Leave out the pictures, then reproduce the rest of the material exactly.

Stored items:
__________
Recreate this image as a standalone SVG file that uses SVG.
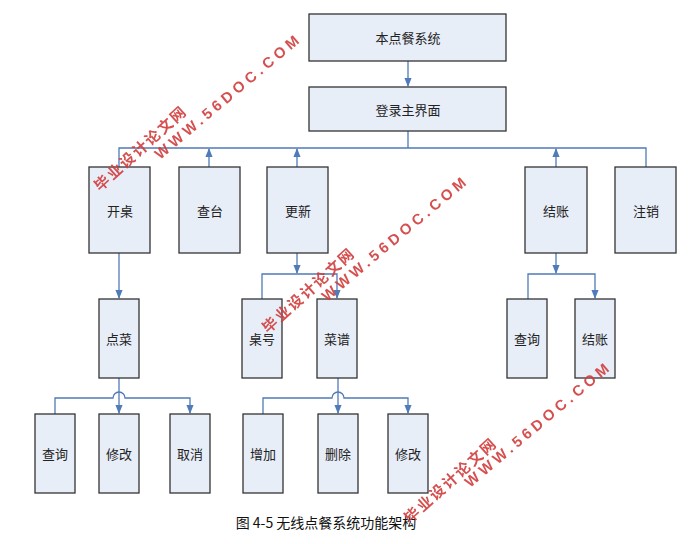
<svg xmlns="http://www.w3.org/2000/svg" width="689" height="544" viewBox="0 0 689 544">
<defs>
<marker id="a" viewBox="0 0 10 10" refX="9" refY="5" markerWidth="7" markerHeight="7" orient="auto"><path d="M0,1 L10,5 L0,9 z" fill="#4f7bb8"/></marker>
</defs>
<style>
.n rect{fill:#e8eef8;stroke:#333;stroke-width:1.3}
.n text{font-family:"Noto Sans CJK SC",sans-serif;font-size:13px;fill:#222;text-anchor:middle;dominant-baseline:central}
.c path{fill:none;stroke:#4f7bb8;stroke-width:1.3}
.w{font-family:"Liberation Sans",sans-serif;font-weight:bold;fill:#d23c3c;font-size:15px;letter-spacing:4px}
.wc{font-family:"Noto Sans CJK SC",sans-serif;font-weight:bold;fill:#d23c3c;font-size:15px;letter-spacing:2px}
</style>
<rect width="689" height="544" fill="#fff"/>
<g class="c">
<path d="M408,61 V86" marker-end="url(#a)"/>
<path d="M408,131 V148 M119,167 V148 H646 V167"/>
<path d="M209,167 V149" marker-end="url(#a)"/>
<path d="M297,167 V149" marker-end="url(#a)"/>
<path d="M556,167 V149" marker-end="url(#a)"/>
<path d="M119,253 V298" marker-end="url(#a)"/>
<path d="M297,253 V273" marker-end="url(#a)"/>
<path d="M262,299 V274 H337 V298" marker-end="url(#a)"/>
<path d="M556,253 V273" marker-end="url(#a)"/>
<path d="M528,299 V274 H595 V298" marker-end="url(#a)"/>
<path d="M119,378 V413" marker-end="url(#a)"/>
<path d="M55,414 V398 H113 A6,6 0 0 1 125,398 H190 V413" marker-end="url(#a)"/>
<path d="M338,378 V413" marker-end="url(#a)"/>
<path d="M263,414 V398 H332 A6,6 0 0 1 344,398 H408 V413" marker-end="url(#a)"/>
</g>
<g id="root" class="n"><rect x="309" y="14" width="197" height="47"/><text x="408" y="37">本点餐系统</text></g>
<g id="login" class="n"><rect x="309" y="87" width="197" height="44"/><text x="408" y="109">登录主界面</text></g>
<g id="kaizhuo" class="n"><rect x="89" y="167" width="61" height="86"/><text x="120" y="210">开桌</text></g>
<g id="chatai" class="n"><rect x="179" y="167" width="61" height="86"/><text x="210" y="210">查台</text></g>
<g id="gengxin" class="n"><rect x="267" y="167" width="61" height="86"/><text x="298" y="210">更新</text></g>
<g id="jiezhang" class="n"><rect x="525" y="167" width="62" height="86"/><text x="556" y="210">结账</text></g>
<g id="zhuxiao" class="n"><rect x="615" y="167" width="61" height="86"/><text x="646" y="210">注销</text></g>
<g id="diancai" class="n"><rect x="99" y="299" width="40" height="79"/><text x="119" y="338">点菜</text></g>
<g id="zhuohao" class="n"><rect x="242" y="299" width="40" height="79"/><text x="262" y="338">桌号</text></g>
<g id="caipu" class="n"><rect x="317" y="299" width="40" height="79"/><text x="337" y="338">菜谱</text></g>
<g id="chaxun2" class="n"><rect x="507" y="299" width="40" height="79"/><text x="527" y="338">查询</text></g>
<g id="jiezhang2" class="n"><rect x="575" y="299" width="40" height="79"/><text x="595" y="338">结账</text></g>
<g id="chaxun" class="n"><rect x="35" y="414" width="40" height="79"/><text x="55" y="453">查询</text></g>
<g id="xiugai" class="n"><rect x="99" y="414" width="40" height="79"/><text x="119" y="453">修改</text></g>
<g id="quxiao" class="n"><rect x="170" y="414" width="40" height="79"/><text x="190" y="453">取消</text></g>
<g id="zengjia" class="n"><rect x="243" y="414" width="40" height="79"/><text x="263" y="453">增加</text></g>
<g id="shanchu" class="n"><rect x="318" y="414" width="40" height="79"/><text x="338" y="453">删除</text></g>
<g id="xiugai2" class="n"><rect x="388" y="414" width="40" height="79"/><text x="408" y="453">修改</text></g>
<text x="326" y="528" text-anchor="middle" font-family="'Noto Sans CJK SC',sans-serif" font-size="14" fill="#111">图 4-5 无线点餐系统功能架构</text>
<g opacity="0.9">
<text class="wc" transform="translate(100,192) rotate(-42)">毕业设计论文网</text>
<text class="w" transform="translate(160,160) rotate(-40)">WWW.56DOC.COM</text>
<text class="wc" transform="translate(268,334) rotate(-42)">毕业设计论文网</text>
<text class="w" transform="translate(327,302) rotate(-40)">WWW.56DOC.COM</text>
<text class="wc" transform="translate(410,524) rotate(-42)">毕业设计论文网</text>
<text class="w" transform="translate(470,488) rotate(-40)">WWW.56DOC.COM</text>
</g>
</svg>
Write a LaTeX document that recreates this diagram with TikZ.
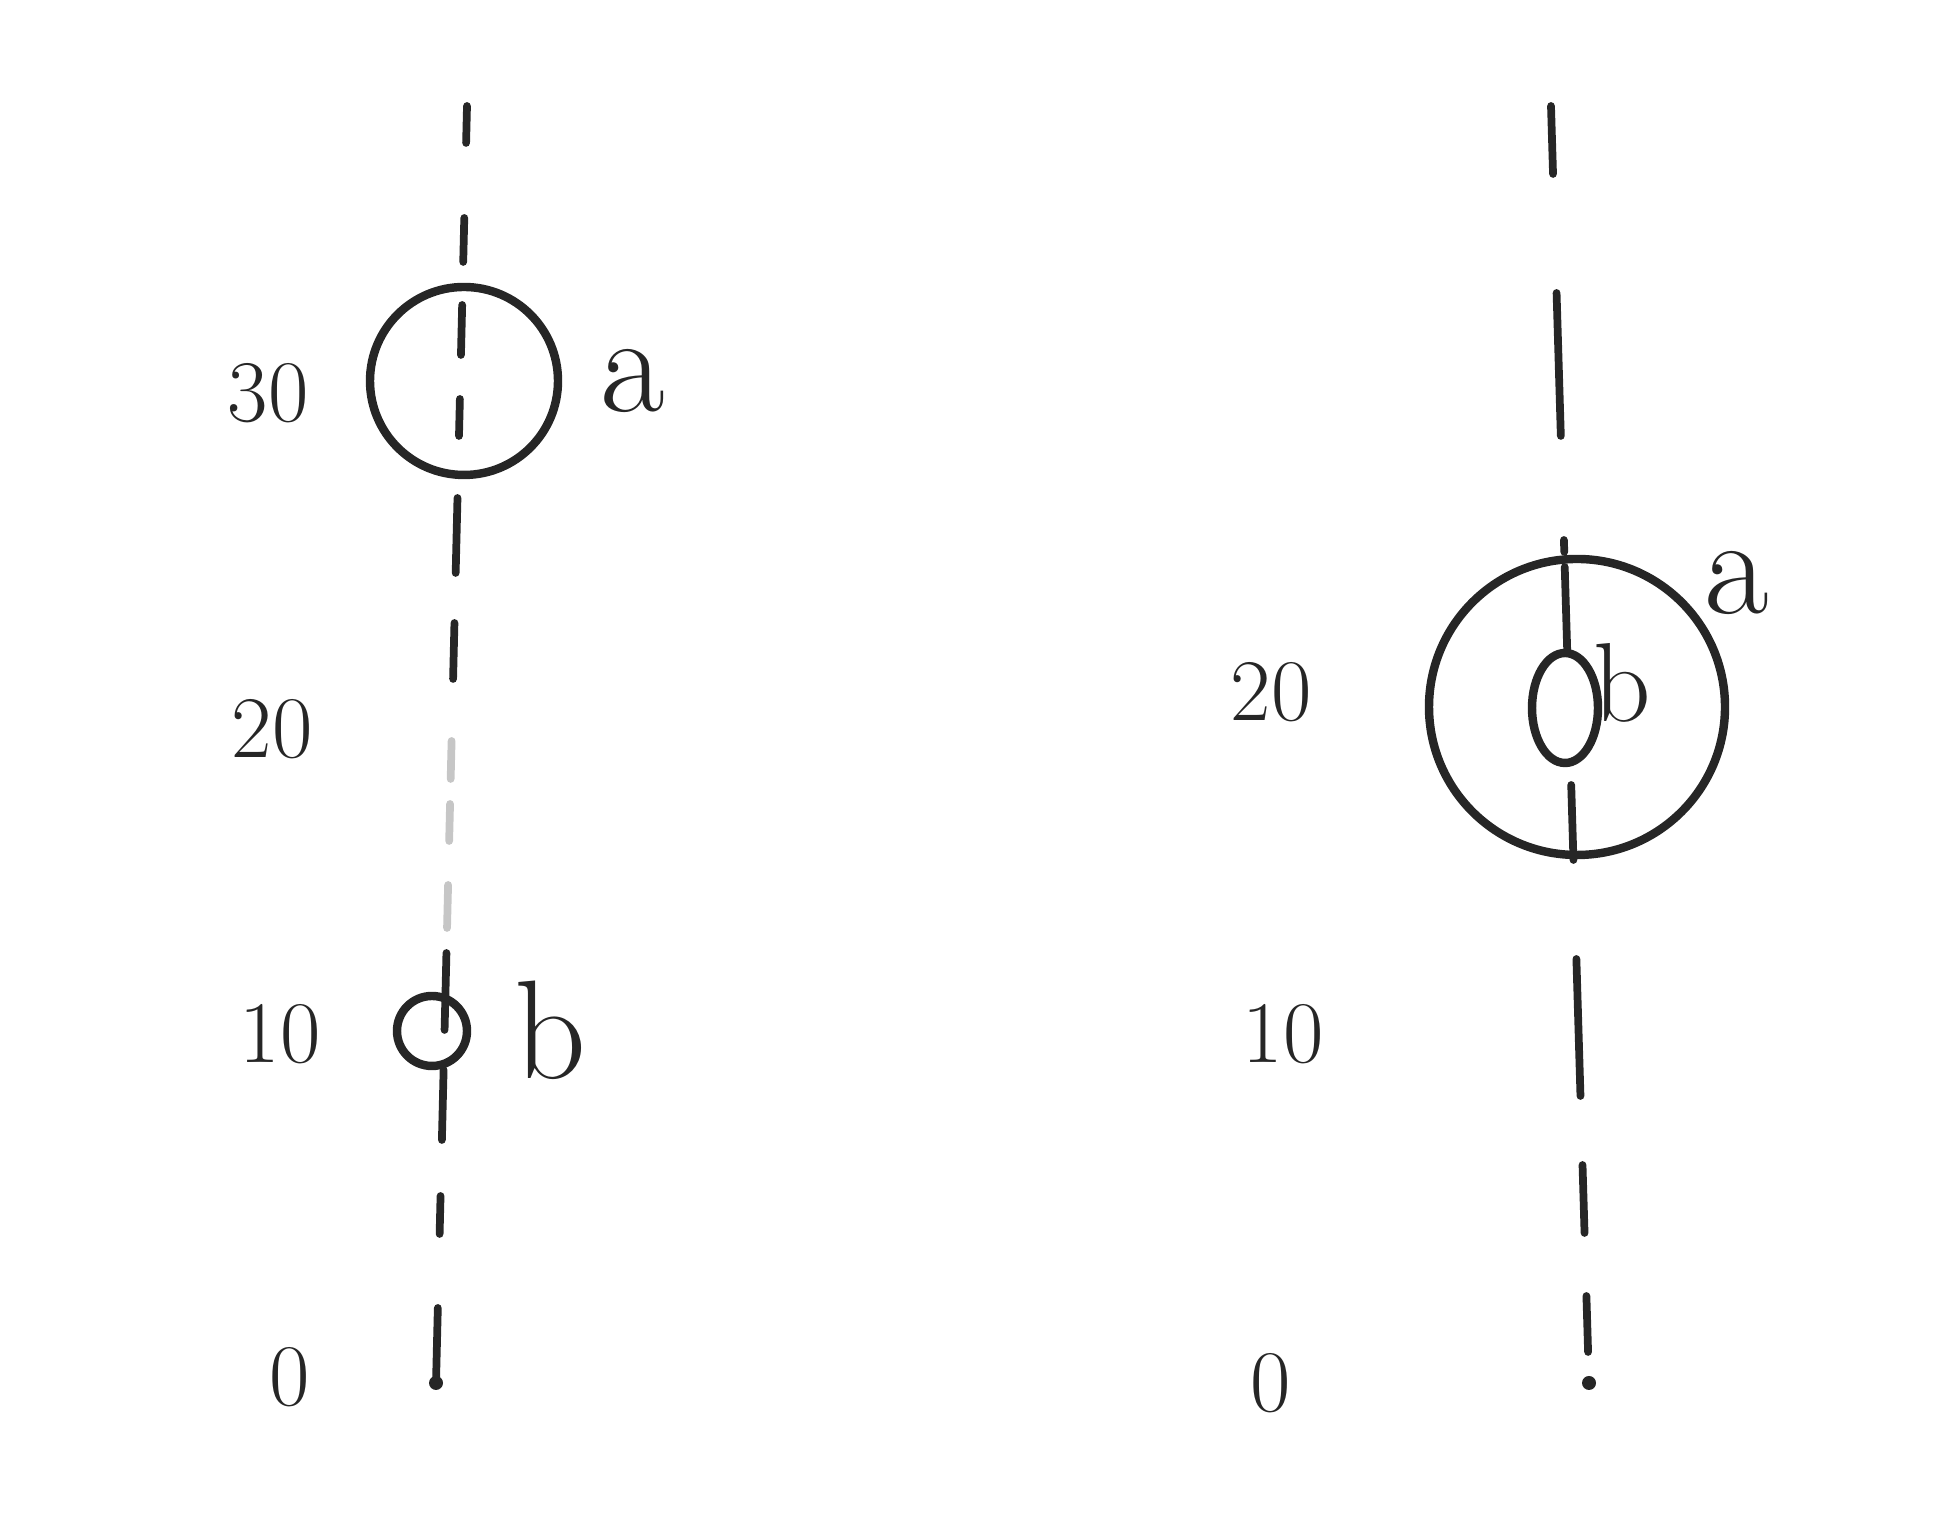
__________
• [SOLUTION]:
Recreate this image as a standalone SVG file that uses SVG.
<svg xmlns="http://www.w3.org/2000/svg" width="689" height="544" viewBox="0 0 689 544">
<defs>
<marker id="a" viewBox="0 0 10 10" refX="9" refY="5" markerWidth="7" markerHeight="7" orient="auto"><path d="M0,1 L10,5 L0,9 z" fill="#4f7bb8"/></marker>
</defs>
<style>
.n rect{fill:#e8eef8;stroke:#333;stroke-width:1.3}
.n text{font-family:"Noto Sans CJK SC",sans-serif;font-size:13px;fill:#222;text-anchor:middle;dominant-baseline:central}
.c path{fill:none;stroke:#4f7bb8;stroke-width:1.3}
.w{font-family:"Liberation Sans",sans-serif;font-weight:bold;fill:#d23c3c;font-size:15px;letter-spacing:4px}
.wc{font-family:"Noto Sans CJK SC",sans-serif;font-weight:bold;fill:#d23c3c;font-size:15px;letter-spacing:2px}
</style>
<rect width="689" height="544" fill="#fff"/>
<g class="c">
<path d="M408,61 V86" marker-end="url(#a)"/>
<path d="M408,131 V148 M119,167 V148 H646 V167"/>
<path d="M209,167 V149" marker-end="url(#a)"/>
<path d="M297,167 V149" marker-end="url(#a)"/>
<path d="M556,167 V149" marker-end="url(#a)"/>
<path d="M119,253 V298" marker-end="url(#a)"/>
<path d="M297,253 V273" marker-end="url(#a)"/>
<path d="M262,299 V274 H337 V298" marker-end="url(#a)"/>
<path d="M556,253 V273" marker-end="url(#a)"/>
<path d="M528,299 V274 H595 V298" marker-end="url(#a)"/>
<path d="M119,378 V413" marker-end="url(#a)"/>
<path d="M55,414 V398 H113 A6,6 0 0 1 125,398 H190 V413" marker-end="url(#a)"/>
<path d="M338,378 V413" marker-end="url(#a)"/>
<path d="M263,414 V398 H332 A6,6 0 0 1 344,398 H408 V413" marker-end="url(#a)"/>
</g>
<g id="root" class="n"><rect x="309" y="14" width="197" height="47"/><text x="408" y="37">本点餐系统</text></g>
<g id="login" class="n"><rect x="309" y="87" width="197" height="44"/><text x="408" y="109">登录主界面</text></g>
<g id="kaizhuo" class="n"><rect x="89" y="167" width="61" height="86"/><text x="120" y="210">开桌</text></g>
<g id="chatai" class="n"><rect x="179" y="167" width="61" height="86"/><text x="210" y="210">查台</text></g>
<g id="gengxin" class="n"><rect x="267" y="167" width="61" height="86"/><text x="298" y="210">更新</text></g>
<g id="jiezhang" class="n"><rect x="525" y="167" width="62" height="86"/><text x="556" y="210">结账</text></g>
<g id="zhuxiao" class="n"><rect x="615" y="167" width="61" height="86"/><text x="646" y="210">注销</text></g>
<g id="diancai" class="n"><rect x="99" y="299" width="40" height="79"/><text x="119" y="338">点菜</text></g>
<g id="zhuohao" class="n"><rect x="242" y="299" width="40" height="79"/><text x="262" y="338">桌号</text></g>
<g id="caipu" class="n"><rect x="317" y="299" width="40" height="79"/><text x="337" y="338">菜谱</text></g>
<g id="chaxun2" class="n"><rect x="507" y="299" width="40" height="79"/><text x="527" y="338">查询</text></g>
<g id="jiezhang2" class="n"><rect x="575" y="299" width="40" height="79"/><text x="595" y="338">结账</text></g>
<g id="chaxun" class="n"><rect x="35" y="414" width="40" height="79"/><text x="55" y="453">查询</text></g>
<g id="xiugai" class="n"><rect x="99" y="414" width="40" height="79"/><text x="119" y="453">修改</text></g>
<g id="quxiao" class="n"><rect x="170" y="414" width="40" height="79"/><text x="190" y="453">取消</text></g>
<g id="zengjia" class="n"><rect x="243" y="414" width="40" height="79"/><text x="263" y="453">增加</text></g>
<g id="shanchu" class="n"><rect x="318" y="414" width="40" height="79"/><text x="338" y="453">删除</text></g>
<g id="xiugai2" class="n"><rect x="388" y="414" width="40" height="79"/><text x="408" y="453">修改</text></g>
<text x="326" y="528" text-anchor="middle" font-family="'Noto Sans CJK SC',sans-serif" font-size="14" fill="#111">图 4-5 无线点餐系统功能架构</text>
<g opacity="0.9">
<text class="wc" transform="translate(100,192) rotate(-42)">毕业设计论文网</text>
<text class="w" transform="translate(160,160) rotate(-40)">WWW.56DOC.COM</text>
<text class="wc" transform="translate(268,334) rotate(-42)">毕业设计论文网</text>
<text class="w" transform="translate(327,302) rotate(-40)">WWW.56DOC.COM</text>
<text class="wc" transform="translate(410,524) rotate(-42)">毕业设计论文网</text>
<text class="w" transform="translate(470,488) rotate(-40)">WWW.56DOC.COM</text>
</g>
</svg>
Write a LaTeX document that recreates this diagram with TikZ.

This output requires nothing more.